Dans sa conception régalienne, l’État doit se contenter de produire quelques biens publics essentiels au bon fonctionnement du marché, préservant la liberté des agents économiques et la propriété privée. Les fonctions régaliennes sont : la Défense, la justice, la police, les affaires étrangères. De nombreux auteurs proches de cette conception (le premier étant probablement Adam Smith) y ajoutent quelques infrastructures telles que certaines infrastructures routières.

L’État selon Marx

Pour Marx, l’État est au service de la classe dominante, le Capital. Il en protège les intérêts. Il doit donc disparaître après une phase de socialisme d’État où les moyens de production seront collectivisés. Cette étape débouche sur le communisme, société sans État et « dictature du prolétariat ».

L’État néoclassique

La conclusion logique des travaux néoclassiques (et de « l’économie du bien-être » spécifiquement) est que l’État doit contribuer à corriger les imperfections de la concurrence qui éloignent l’économie des situations d’optimum de Pareto. Il peut dès lors fournir des biens publics, corriger des externalités, réguler les monopoles naturels, conduire une politique de la concurrence.
L’intervention de l’État n’a rien de systématique dans cette perspective. Elle repose sur une analyse coûts-bénéfices systématique, dans laquelle le gain net d’une intervention est évaluée : si la solution publique est encore plus coûteuse que celle du marché, elle ne doit pas être retenue.
Dans cette conception, un écueil important à l’action publique comme émanation de la volonté de tous apparaît avec l’impossibilité de construire une fonction d’utilité collective reposant sur les fonctions d’utilité individuelle. Ce que montrent le paradoxe de Condorcet et le théorème d’impossibilité d’Arrow.

L’État keynésien

Les individus sont confrontés à l’incertitude. Leur comportement produit des « défauts de coordination ». Il en résulte potentiellement un équilibre de sous-emploi qui peut être durable. L’État a vocation à conduire des politiques de soutien de la demande afin de créer des anticipations plus favorables, canaliser les « esprits animaux » et orienter les comportements vers un meilleur équilibre.

L’État Providence

Le rôle de l’État est de fournir aux individus un bien-être matériel individuel, des assurances sociales et corriger les inégalités par la fiscalité et les cotisations et transferts sociaux.
L’État Providence n’est pas un Etat keynésien, mais a des caractéristiques communes :
il oriente favorablement les anticipations en créant des assurances sociales, il permet un soutien contracyclique à la demande qui est favorable au lissage des revenus.

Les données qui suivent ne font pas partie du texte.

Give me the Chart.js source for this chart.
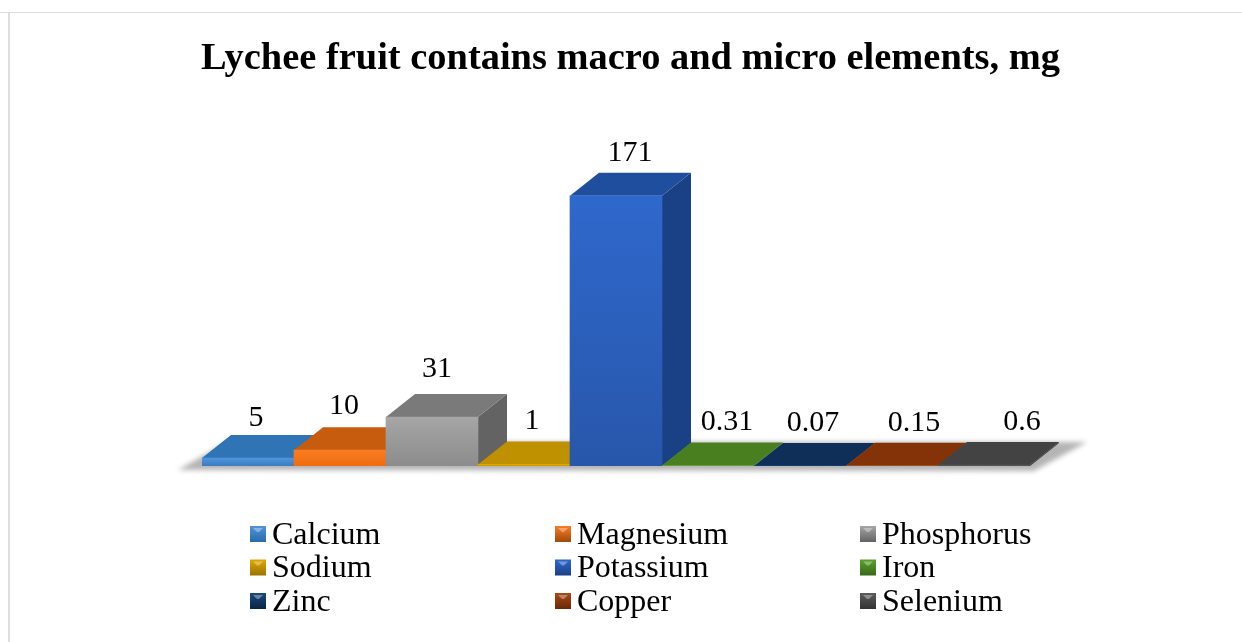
<!DOCTYPE html>
<html lang="en">
<head>
  <meta charset="UTF-8">
  <title>Lychee fruit contains macro and micro elements, mg</title>
  <script src="https://cdn.jsdelivr.net/npm/chart.js"></script>
  <style>
    html, body { margin: 0; padding: 0; background: #fff; }
    canvas { display: block; }
  </style>
</head>
<body>
  <canvas id="chart" width="1242" height="642"></canvas>
  <script>
    const elements = ['Calcium', 'Magnesium', 'Phosphorus', 'Sodium', 'Potassium', 'Iron', 'Zinc', 'Copper', 'Selenium'];
    const amounts = [5, 10, 31, 1, 171, 0.31, 0.07, 0.15, 0.6];
    const amountLabels = ['5', '10', '31', '1', '171', '0.31', '0.07', '0.15', '0.6'];

    // colours of each box: front (light, dark), top, side
    const frontLight = ['#4f94dc', '#fa7d22', '#a6a6a6', '#e0a800', '#2f68cc', '#5aa02c', '#1a4a80', '#a84a14', '#5c5c5c'];
    const frontDark = ['#3b7cc0', '#ef6c10', '#8c8c8c', '#c49400', '#2757ab', '#4a8424', '#123a68', '#8c3c0c', '#484848'];
    const topColors = ['#2f75b5', '#c85c0e', '#7a7a7a', '#bf9000', '#1f4e9e', '#4a7f20', '#0f2f58', '#843308', '#434343'];
    const sideColors = ['#2a6ca8', '#a04a0c', '#636363', '#9a7400', '#1a4085', '#3c681a', '#0b2545', '#6a2806', '#333333'];

    const depthX = 29, depthY = 23;
    // the labels sit a little off the box centres in the original
    const labelNudge = [8, 4, 5, 8, 14, 19, 13, 22, 38];
    const labelGap = [17, 21, 25, 20, 20, 20, 20, 20, 20];
    const serif = '"Liberation Serif", "Times New Roman", serif';

    function poly(ctx, pts, fill) {
      ctx.beginPath();
      pts.forEach((p, i) => i ? ctx.lineTo(p[0], p[1]) : ctx.moveTo(p[0], p[1]));
      ctx.closePath();
      ctx.fillStyle = fill;
      ctx.fill();
    }

    // chart.js has no 3D bars any more, so the floor, top and side faces are added around the real bars
    const boxes = {
      id: 'boxes',
      afterLayout(chart) {
        chart.titleBlock.left = 201;
        chart.titleBlock.right = 1060;
      },
      beforeDraw(chart) {
        const ctx = chart.ctx;
        ctx.save();
        ctx.fillStyle = '#dedede';
        ctx.fillRect(0, 12, chart.width, 1);
        ctx.fillRect(8, 12, 2, chart.height - 12);
        ctx.restore();
      },
      beforeDatasetsDraw(chart) {
        const ctx = chart.ctx, a = chart.chartArea;
        const base = chart.scales.y.getPixelForValue(0);
        ctx.save();
        ctx.filter = 'blur(2.5px)';
        poly(ctx, [
          [a.left - 24, base + 4], [a.left + depthX - 4, base - depthY - 1],
          [a.right + depthX + 28, base - depthY - 1], [a.right + 4, base + 5]
        ], '#b4b4b4');
        ctx.filter = 'none';
        // tops and sides go under the fronts, so a taller box hides the floor of its neighbour
        chart.getDatasetMeta(0).data.forEach((bar, i) => {
          const l = bar.x - bar.width / 2, r = bar.x + bar.width / 2;
          const t = bar.y, b = bar.base;
          poly(ctx, [[r, t], [r + depthX, t - depthY], [r + depthX, b - depthY], [r, b]], sideColors[i]);
          poly(ctx, [[l, t], [l + depthX, t - depthY], [r + depthX, t - depthY], [r, t]], topColors[i]);
        });
        ctx.restore();
      },
      afterDatasetsDraw(chart) {
        const ctx = chart.ctx;
        ctx.save();
        ctx.fillStyle = '#000';
        ctx.font = '30px ' + serif;
        ctx.textAlign = 'center';
        ctx.textBaseline = 'middle';
        chart.getDatasetMeta(0).data.forEach((bar, i) => {
          ctx.fillText(amountLabels[i], bar.x + labelNudge[i], bar.y - depthY - labelGap[i]);
        });
        ctx.restore();
      },
      afterDraw(chart) {
        const ctx = chart.ctx;
        ctx.save();
        ctx.font = '32px ' + serif;
        ctx.textBaseline = 'middle';
        ctx.textAlign = 'left';
        elements.forEach((name, i) => {
          const x = 250 + (i % 3) * 305, y = 534 + Math.floor(i / 3) * 33.5;
          const g = ctx.createLinearGradient(0, y - 8, 0, y + 8);
          g.addColorStop(0, frontLight[i]);
          g.addColorStop(1, sideColors[i]);
          ctx.fillStyle = g;
          ctx.fillRect(x, y - 8, 16, 16);
          poly(ctx, [[x + 3, y - 6], [x + 13, y - 6], [x + 9, y - 2], [x + 7, y - 2]], 'rgba(255,255,255,0.35)');
          ctx.fillStyle = '#000';
          ctx.fillText(name, x + 22, y + 1.5);
        });
        ctx.restore();
      }
    };

    new Chart(document.getElementById('chart'), {
      type: 'bar',
      data: {
        labels: elements,
        datasets: [{
          data: amounts,
          barPercentage: 1,
          categoryPercentage: 1,
          borderWidth: 0,
          backgroundColor(c) {
            const y = c.chart.scales.y;
            if (!y || c.dataIndex === undefined) return frontDark[0];
            const top = y.getPixelForValue(amounts[c.dataIndex]), bottom = y.getPixelForValue(0);
            if (!Number.isFinite(top) || !Number.isFinite(bottom)) return frontDark[c.dataIndex];
            const g = c.chart.ctx.createLinearGradient(0, top, 0, bottom);
            g.addColorStop(0, frontLight[c.dataIndex]);
            g.addColorStop(1, frontDark[c.dataIndex]);
            return g;
          }
        }]
      },
      options: {
        responsive: false,
        animation: false,
        layout: { padding: { left: 202, right: 212, top: 0, bottom: 176 } },
        scales: {
          x: { display: false },
          y: { display: false, min: 0, max: 200 }
        },
        plugins: {
          legend: { display: false },
          tooltip: { enabled: false },
          title: {
            display: true,
            text: 'Lychee fruit contains macro and micro elements, mg',
            color: '#000',
            font: { family: serif, size: 38.5, weight: 'bold' },
            padding: { top: 36, bottom: 67.8 }
          }
        }
      },
      plugins: [boxes]
    });
  </script>
</body>
</html>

L’État minimal contemporain

Dans les années 1970, on assiste à une remise en cause de l’intervention publique. Celle-ci fait émerger diverses critiques, plus ou moins radicale, sur un plan théorique.
Pour le Public Choice (James Buchanan, Gordon Tullock), fonctionnaires et les élus sont des individus comme les autres qui recherchent leur intérêt personnel avant tout. L’action publique peut être biaisée et ne pas correspondre à l’intérêt général. Il faut donc laisser le moins de place possible à l’intervention discrétionnaire de l’État et appliquer des règles institutionnelles non manipulables (voir cette page sur le Public choice).

Les idées de Friedrich Hayek sont remises au goût du jour. Pour lui, seul le marché garantit la justice et la liberté. L’État ne doit pas corriger les inégalités car elles sont le résultat des actions libres des individus sur les marchés. La correction des inégalités peut être plus injuste que les inégalités elles-mêmes. Il aboutit à une négation de la notion de « justice sociale », le seul concept valide en matière de justice étant la liberté . On retrouve une conception proche de celle d’État régalien : les seules interventions légitimes sont celles qui permettent aux marchés de fonctionner.

À la suite, dans un registre différent mais prenant en compte la remise en cause de l’existence de l’État comme « despote bienveillant », se développe un courant cherchant à préciser les bons mécanismes de définition des politiques publiques. Il est incarné par des auteurs comme Maskin, Laffont ou Tirole. Le message général est qu’il faut, dans tous les domaines où l’État est légitime à agir, créer des règles incitant les décideurs publics à agir dans le sens de l’intérêt collectif.